A little background: I started taking French in 6th grade and continued on-and-off through high school. I’m by no means fluent, but I tend to read and write it much better than I speak it. I got around Paris okay with my limited speaking abilities, but it took effort.
However, last night I came across the lyrics for the French version of Les Misérables. I started singing some of the songs in French (again, first time I’ve ever seen them) and it was remarkably easy. I even had a good accent, which is very difficult for me to have when speaking French.
So what gives? I think I somewhere read that speech and singing use different parts of the brain. If it’s as simple as that, why isn’t music used more to teach foreign languages?
How did you judge that you had a good accent when singing in French? Was a native French speaker listening to you and commenting? I don’t mean to offend, but I can pretty much always tell when an anglophone is singing in French even if I’ve never heard them speak or sing in English before… there are distinct sounds that are mispronounced. Your judgment of your accent and ability may be flawed.
WAG:
Assuming, though, that your singing French is in fact better than your spoken French, it may simply be a case of forced rhyming or other “similarity” from line to line in a song that forces you to pronounce words you might hesitate on in the same manner as words you know, thereby forcing a more “average” and less accented French. This may or may not be the way the word is pronounced in spoken French; when you sing in English I’m sure there are some words that are sung differently than when you speak it.
I’m not a linguist, but I wonder if some of the answers in the “Standard American Accent” thread applies here? That discussion touched upon how vowels became monophthongal when singers of various accents sing; perhaps a similar process is happening in your singing?
I think matt_mcl would be a very useful poster in this thread…!
I suspect its just because its slower. French people tend to talk pretty fast, and so people learning the language tend to try and match them, making their speech come out garbled. Singing gives you time to think about what is about to come out of your mouth.
It probably also helps that when singing, your repeating an already prepared text, while when talking your brain has to come up with what to say at the same time as it has to figure out how to say it.
Probably that and the fact that singing already gives you a clue to the flow. You dont have that when you’re talking, you have to make up your own flow sentence after sentence (that would be the diff between singing and say a prepared speech in French).

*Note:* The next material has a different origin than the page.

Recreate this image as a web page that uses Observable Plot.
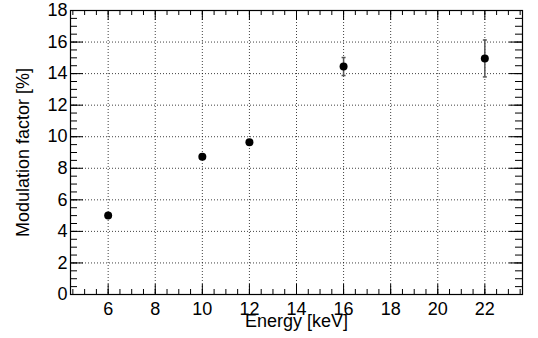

Singing uses different parts of your brain than speaking (although with quite a bit of overlap). I don’t know it that’s a factor here, but it’s a data point.
Well, maybe when you sing you generally say a lot fewer words in any given time frame than if you were to be speaking regularly, with longer holds on syllable and pauses which allow you to stay on top of things a lot more easily mentally,maybe the accent sounds better because you are singing and are able to put care and focus in each syllable more easily than when speaking, because it would sound ridiculous to speak with a cadence that sounds fine while singing.